City Council members have decided to let someone else set their salaries and those of other elected city officials from now on.
The council agreed to form a seven-member salary commission that will set the salaries of council members, the mayor and the municipal court judge during its meeting Monday, July 11.
The commission will get 180 days, starting in 2017, to review and set salaries for elected officials. Every four years after that, another commission will be appointed to do the same work.
Until Monday’s 6-1 vote – council member April Barker opposed because she wanted to wait until January 2017, when the status of the budget would be clearer – the members had set their own salaries and the policies that guided how the mayor and judge were compensated.
Starting Jan. 1, 2013, council members’ salaries were based on $1,893 a month, with a 3 percent increase each year, which means this year the members should get about $2,069 a month.
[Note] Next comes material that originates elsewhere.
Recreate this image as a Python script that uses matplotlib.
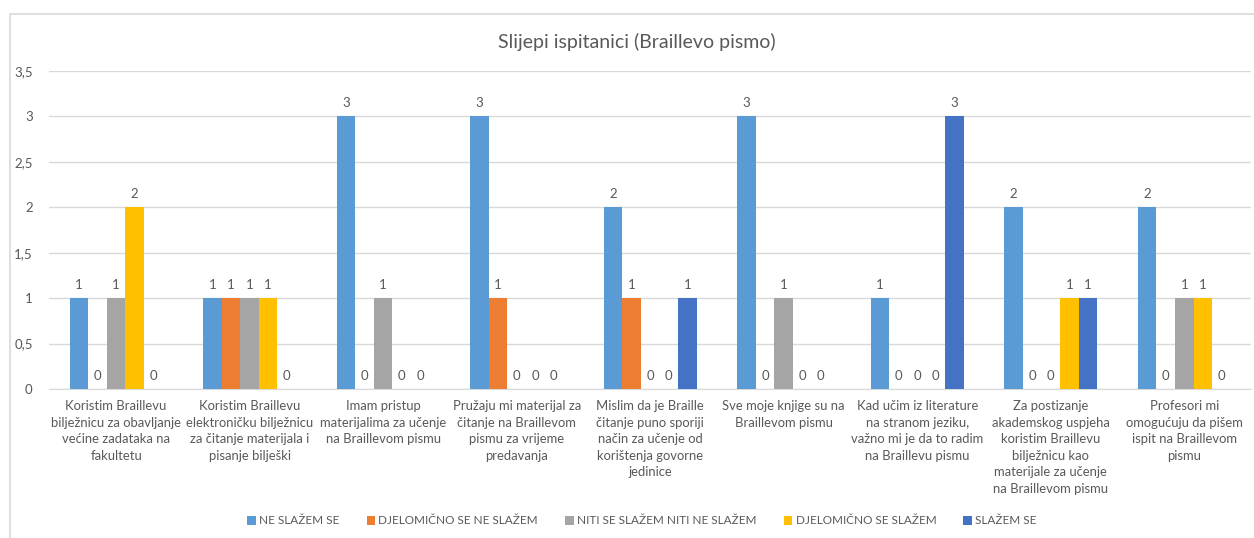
import numpy as np
import matplotlib.pyplot as plt
from matplotlib.patches import Rectangle
from matplotlib.ticker import FuncFormatter

plt.rcParams['font.family'] = ['Lato', 'DejaVu Sans']

# podaci s grafa
kategorije = [
    'Koristim Braillevu\nbilježnicu za obavljanje\nvećine zadataka na\nfakultetu',
    'Koristim Braillevu\nelektroničku bilježnicu\nza čitanje materijala i\npisanje bilješki',
    'Imam pristup\nmaterijalima za učenje\nna Braillevom pismu',
    'Pružaju mi materijal za\nčitanje na Braillevom\npismu za vrijeme\npredavanja',
    'Mislim da je Braille\nčitanje puno sporiji\nnačin za učenje od\nkorištenja govorne\njedinice',
    'Sve moje knjige su na\nBraillevom pismu',
    'Kad učim iz literature\nna stranom jeziku,\nvažno mi je da to radim\nna Braillevu pismu',
    'Za postizanje\nakademskog uspjeha\nkoristim Braillevu\nbilježnicu kao\nmaterijale za učenje\nna Braillevom pismu',
    'Profesori mi\nomogućuju da pišem\nispit na Braillevom\npismu',
]
serije = ['NE SLAŽEM SE', 'DJELOMIČNO SE NE SLAŽEM', 'NITI SE SLAŽEM NITI NE SLAŽEM',
          'DJELOMIČNO SE SLAŽEM', 'SLAŽEM SE']
ne_slazem = [1, 1, 3, 3, 2, 3, 1, 2, 2]
djelomicno_ne = [0, 1, 0, 1, 1, 0, 0, 0, 0]
niti_niti = [1, 1, 1, 0, 0, 1, 0, 0, 1]
djelomicno_da = [2, 1, 0, 0, 0, 0, 0, 1, 1]
slazem = [0, 0, 0, 0, 1, 0, 3, 1, 0]
vrijednosti = [ne_slazem, djelomicno_ne, niti_niti, djelomicno_da, slazem]
boje = ['#5B9BD5', '#ED7D31', '#A5A5A5', '#FFC000', '#4472C4']

siva = '#595959'

fig = plt.figure(figsize=(12.54, 5.38), dpi=100)
# okvir grafikona
fig.patches.append(Rectangle((9.5 / 1254, -0.02), 1.1, 0.02 + (538 - 14) / 538,
                             transform=fig.transFigure, fill=False,
                             edgecolor='#D9D9D9', linewidth=1.2))

ax = fig.add_axes([49.3 / 1254, 149 / 538, (1251 - 49.3) / 1254, 318 / 538])
x = np.arange(len(kategorije))
w = 0.139
for i, (s, v) in enumerate(zip(serije, vrijednosti)):
    bars = ax.bar(x + (i - 2) * w, v, w, color=boje[i], label=s, zorder=3)
    ax.bar_label(bars, padding=5, fontsize=9.5, color=siva)

ax.set_xlim(-0.5, len(kategorije) - 0.5)
ax.set_ylim(0, 3.5)
ax.set_yticks(np.arange(0, 3.51, 0.5))
ax.yaxis.set_major_formatter(FuncFormatter(lambda v, p: ('%g' % v).replace('.', ',')))
ax.grid(axis='y', color='#D9D9D9', linewidth=1, zorder=0)
for sp in ['top', 'right', 'left']:
    ax.spines[sp].set_visible(False)
ax.spines['bottom'].set_color('#D9D9D9')
ax.tick_params(axis='y', length=0, labelsize=9.5, labelcolor=siva, pad=12)
ax.set_xticks(x)
ax.set_xticklabels(kategorije, fontsize=9.4, color=siva, linespacing=1.45, va='top')
ax.tick_params(axis='x', length=0, pad=8)

fig.text(0.508, 1 - 42 / 538, 'Slijepi ispitanici (Braillevo pismo)', ha='center',
         va='center', fontsize=14, color=siva)

fig.legend(loc='center', bbox_to_anchor=(0.512, 1 - 521 / 538), ncol=5, frameon=False,
           fontsize=8.5, labelcolor=siva, handlelength=0.7, handleheight=0.7,
           handletextpad=0.3, columnspacing=2.3)

fig.savefig('out.png', dpi=100)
Under a separate policy in city code, the mayor is to be paid 5 percent more than the highest salary level of a department head, with provisions for annual increases. The judge’s salary has been based on a 2002 portion of city code.
All three of those policies would be superseded by the work of the salary commission.
I too don’t want to be the person deciding what my salary should be.
Pinky Vargas, Bellingham City Council member
“I wanted to highlight to council members that it takes away the ability for council to set policy for how you want salaries to be determined,” Mayor Kelli Linville said during afternoon discussion of the topic.
Council member Gene Knutson said the council set its own salary back in the late ’90s, and “it doesn’t look good when we do this ourselves.”
Other members said creating the commission would create fairness and equity in the process.
“I too don’t want to be the person deciding what my salary should be,” said council member Pinky Vargas.